Your instructions: Filter the entries, keeping every line with the word "this".

Entries with chart source code
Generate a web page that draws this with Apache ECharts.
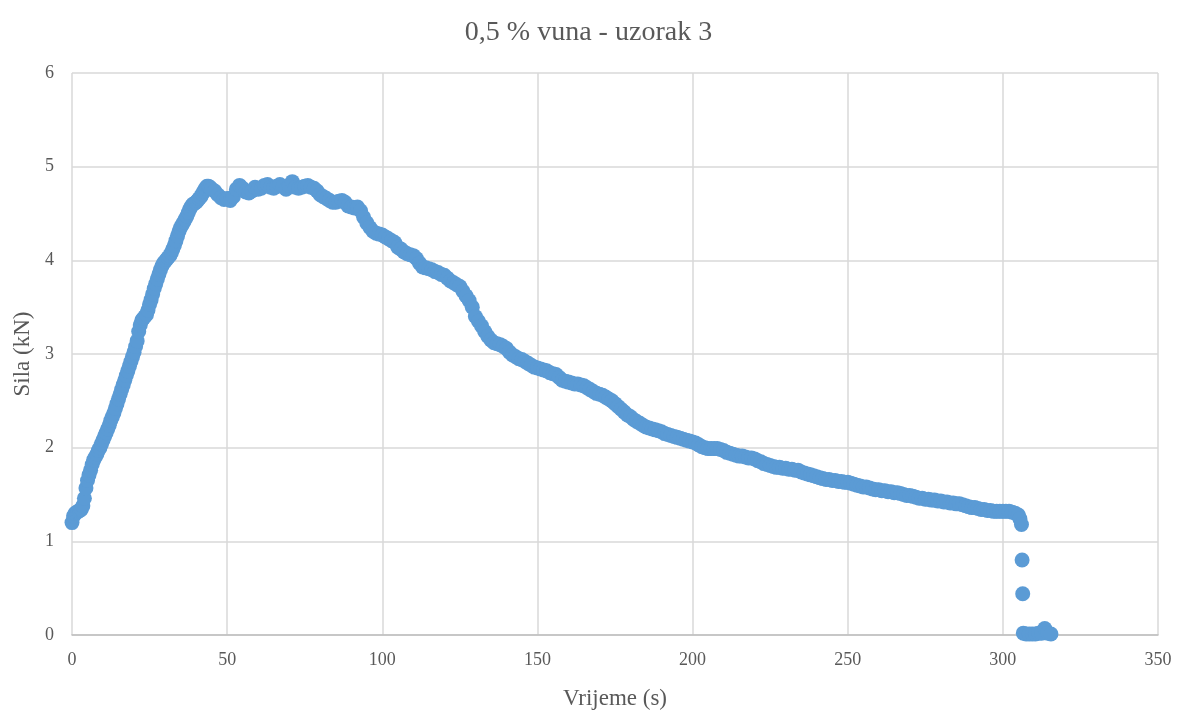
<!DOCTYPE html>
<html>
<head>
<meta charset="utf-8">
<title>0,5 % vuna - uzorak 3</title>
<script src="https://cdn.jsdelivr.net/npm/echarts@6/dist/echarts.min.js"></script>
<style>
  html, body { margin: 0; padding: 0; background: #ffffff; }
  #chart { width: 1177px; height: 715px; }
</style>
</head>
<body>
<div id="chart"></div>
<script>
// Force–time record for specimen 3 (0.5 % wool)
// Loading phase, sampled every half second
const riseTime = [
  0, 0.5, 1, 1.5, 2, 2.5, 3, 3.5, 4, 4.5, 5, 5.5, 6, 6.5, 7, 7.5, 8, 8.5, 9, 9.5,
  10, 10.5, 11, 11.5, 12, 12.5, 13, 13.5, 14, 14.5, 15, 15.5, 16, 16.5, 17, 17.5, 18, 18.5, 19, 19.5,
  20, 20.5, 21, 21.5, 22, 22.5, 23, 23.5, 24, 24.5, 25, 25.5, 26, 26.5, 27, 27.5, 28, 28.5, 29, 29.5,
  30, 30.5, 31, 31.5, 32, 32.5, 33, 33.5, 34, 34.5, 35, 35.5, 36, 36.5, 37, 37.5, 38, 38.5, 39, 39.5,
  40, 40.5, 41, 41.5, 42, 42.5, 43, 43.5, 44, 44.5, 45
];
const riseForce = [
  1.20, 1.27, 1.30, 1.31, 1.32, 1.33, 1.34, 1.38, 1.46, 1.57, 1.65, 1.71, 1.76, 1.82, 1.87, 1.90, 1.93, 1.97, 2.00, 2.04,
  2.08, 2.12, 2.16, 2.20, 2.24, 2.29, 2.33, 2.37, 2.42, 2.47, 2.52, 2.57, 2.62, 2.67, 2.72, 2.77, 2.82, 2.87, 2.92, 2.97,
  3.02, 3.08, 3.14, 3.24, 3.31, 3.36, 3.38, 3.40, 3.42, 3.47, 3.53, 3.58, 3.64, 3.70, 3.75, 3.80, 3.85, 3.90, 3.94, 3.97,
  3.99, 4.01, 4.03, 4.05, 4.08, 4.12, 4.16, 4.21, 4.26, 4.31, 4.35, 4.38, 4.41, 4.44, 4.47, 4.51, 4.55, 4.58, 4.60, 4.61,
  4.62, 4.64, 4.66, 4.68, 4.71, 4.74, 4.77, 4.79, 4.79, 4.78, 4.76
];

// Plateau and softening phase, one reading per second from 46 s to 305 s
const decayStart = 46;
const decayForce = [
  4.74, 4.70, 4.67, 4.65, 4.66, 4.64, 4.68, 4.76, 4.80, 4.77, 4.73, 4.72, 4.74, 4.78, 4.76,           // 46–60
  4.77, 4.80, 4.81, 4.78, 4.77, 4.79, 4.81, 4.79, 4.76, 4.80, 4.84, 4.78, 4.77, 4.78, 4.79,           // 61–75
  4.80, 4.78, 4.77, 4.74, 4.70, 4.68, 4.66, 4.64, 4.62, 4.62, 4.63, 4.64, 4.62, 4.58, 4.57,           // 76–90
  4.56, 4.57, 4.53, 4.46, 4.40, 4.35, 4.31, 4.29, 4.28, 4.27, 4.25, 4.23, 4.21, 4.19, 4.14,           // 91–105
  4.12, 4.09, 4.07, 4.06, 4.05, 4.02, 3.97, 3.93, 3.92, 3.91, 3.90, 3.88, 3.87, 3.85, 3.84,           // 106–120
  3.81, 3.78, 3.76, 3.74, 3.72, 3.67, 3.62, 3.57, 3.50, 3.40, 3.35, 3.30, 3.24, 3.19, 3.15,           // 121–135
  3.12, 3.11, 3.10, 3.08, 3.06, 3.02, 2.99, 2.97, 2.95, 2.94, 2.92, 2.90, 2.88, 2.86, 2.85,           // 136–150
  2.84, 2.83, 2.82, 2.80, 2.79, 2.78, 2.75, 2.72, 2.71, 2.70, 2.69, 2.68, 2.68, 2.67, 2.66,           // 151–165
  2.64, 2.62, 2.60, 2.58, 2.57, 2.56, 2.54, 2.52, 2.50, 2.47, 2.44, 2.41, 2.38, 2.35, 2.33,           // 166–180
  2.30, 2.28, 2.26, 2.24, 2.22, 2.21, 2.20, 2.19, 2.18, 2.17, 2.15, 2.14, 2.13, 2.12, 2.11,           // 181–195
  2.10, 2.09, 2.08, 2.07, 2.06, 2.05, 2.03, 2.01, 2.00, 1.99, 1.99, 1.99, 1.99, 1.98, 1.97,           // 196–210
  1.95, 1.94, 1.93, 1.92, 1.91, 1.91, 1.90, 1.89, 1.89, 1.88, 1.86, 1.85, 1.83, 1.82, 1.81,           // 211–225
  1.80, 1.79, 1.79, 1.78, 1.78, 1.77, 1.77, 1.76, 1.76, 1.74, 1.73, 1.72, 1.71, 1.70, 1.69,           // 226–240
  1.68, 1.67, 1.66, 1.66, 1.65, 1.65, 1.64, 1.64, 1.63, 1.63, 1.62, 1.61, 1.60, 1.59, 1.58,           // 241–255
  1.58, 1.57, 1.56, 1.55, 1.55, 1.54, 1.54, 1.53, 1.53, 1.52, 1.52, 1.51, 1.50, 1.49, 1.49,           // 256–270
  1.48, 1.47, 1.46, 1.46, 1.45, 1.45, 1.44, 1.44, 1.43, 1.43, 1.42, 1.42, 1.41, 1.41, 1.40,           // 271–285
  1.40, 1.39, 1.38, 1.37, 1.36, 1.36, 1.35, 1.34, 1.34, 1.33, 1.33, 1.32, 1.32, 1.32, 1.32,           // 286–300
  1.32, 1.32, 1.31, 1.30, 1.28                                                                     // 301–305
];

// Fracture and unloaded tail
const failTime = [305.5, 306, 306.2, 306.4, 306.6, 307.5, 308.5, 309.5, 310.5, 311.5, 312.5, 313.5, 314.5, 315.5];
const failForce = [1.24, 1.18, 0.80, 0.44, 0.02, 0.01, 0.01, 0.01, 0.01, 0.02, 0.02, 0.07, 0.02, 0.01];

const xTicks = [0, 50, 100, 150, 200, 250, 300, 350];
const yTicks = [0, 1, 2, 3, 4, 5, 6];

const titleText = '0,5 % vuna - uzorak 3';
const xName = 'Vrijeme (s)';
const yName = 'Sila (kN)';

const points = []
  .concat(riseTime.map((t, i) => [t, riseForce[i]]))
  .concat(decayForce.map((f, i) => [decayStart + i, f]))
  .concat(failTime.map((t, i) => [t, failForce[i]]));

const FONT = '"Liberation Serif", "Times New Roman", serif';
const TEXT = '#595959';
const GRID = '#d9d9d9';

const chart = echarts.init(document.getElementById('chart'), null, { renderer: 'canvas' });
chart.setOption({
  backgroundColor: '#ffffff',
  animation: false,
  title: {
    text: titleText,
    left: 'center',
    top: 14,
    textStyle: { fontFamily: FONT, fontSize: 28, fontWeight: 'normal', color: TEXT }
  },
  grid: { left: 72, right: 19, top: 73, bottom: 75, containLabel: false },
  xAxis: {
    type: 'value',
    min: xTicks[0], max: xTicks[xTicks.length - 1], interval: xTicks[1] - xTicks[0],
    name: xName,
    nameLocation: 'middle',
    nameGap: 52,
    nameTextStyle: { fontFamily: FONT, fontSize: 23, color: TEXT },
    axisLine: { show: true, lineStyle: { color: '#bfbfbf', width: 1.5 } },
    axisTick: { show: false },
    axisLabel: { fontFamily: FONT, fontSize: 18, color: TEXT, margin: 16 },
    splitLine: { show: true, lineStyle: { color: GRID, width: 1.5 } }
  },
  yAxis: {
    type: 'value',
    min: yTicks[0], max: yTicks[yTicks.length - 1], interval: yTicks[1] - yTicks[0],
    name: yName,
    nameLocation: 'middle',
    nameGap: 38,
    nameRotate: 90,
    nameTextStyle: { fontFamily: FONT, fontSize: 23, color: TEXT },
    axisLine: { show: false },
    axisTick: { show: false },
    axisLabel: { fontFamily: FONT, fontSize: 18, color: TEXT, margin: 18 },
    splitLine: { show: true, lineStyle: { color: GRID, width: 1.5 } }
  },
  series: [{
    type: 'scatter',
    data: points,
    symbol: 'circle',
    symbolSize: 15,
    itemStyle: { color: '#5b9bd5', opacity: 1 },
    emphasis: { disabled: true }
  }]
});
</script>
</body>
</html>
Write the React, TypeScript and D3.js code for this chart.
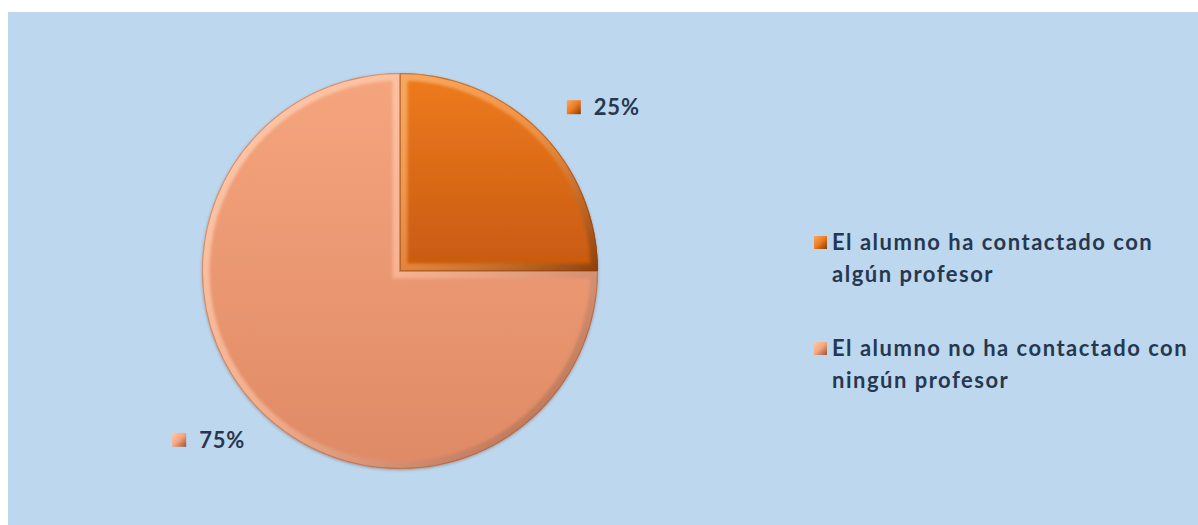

In response:
Generate a web page that draws this with Apache ECharts.
Write the React, TypeScript and D3.js code for this chart.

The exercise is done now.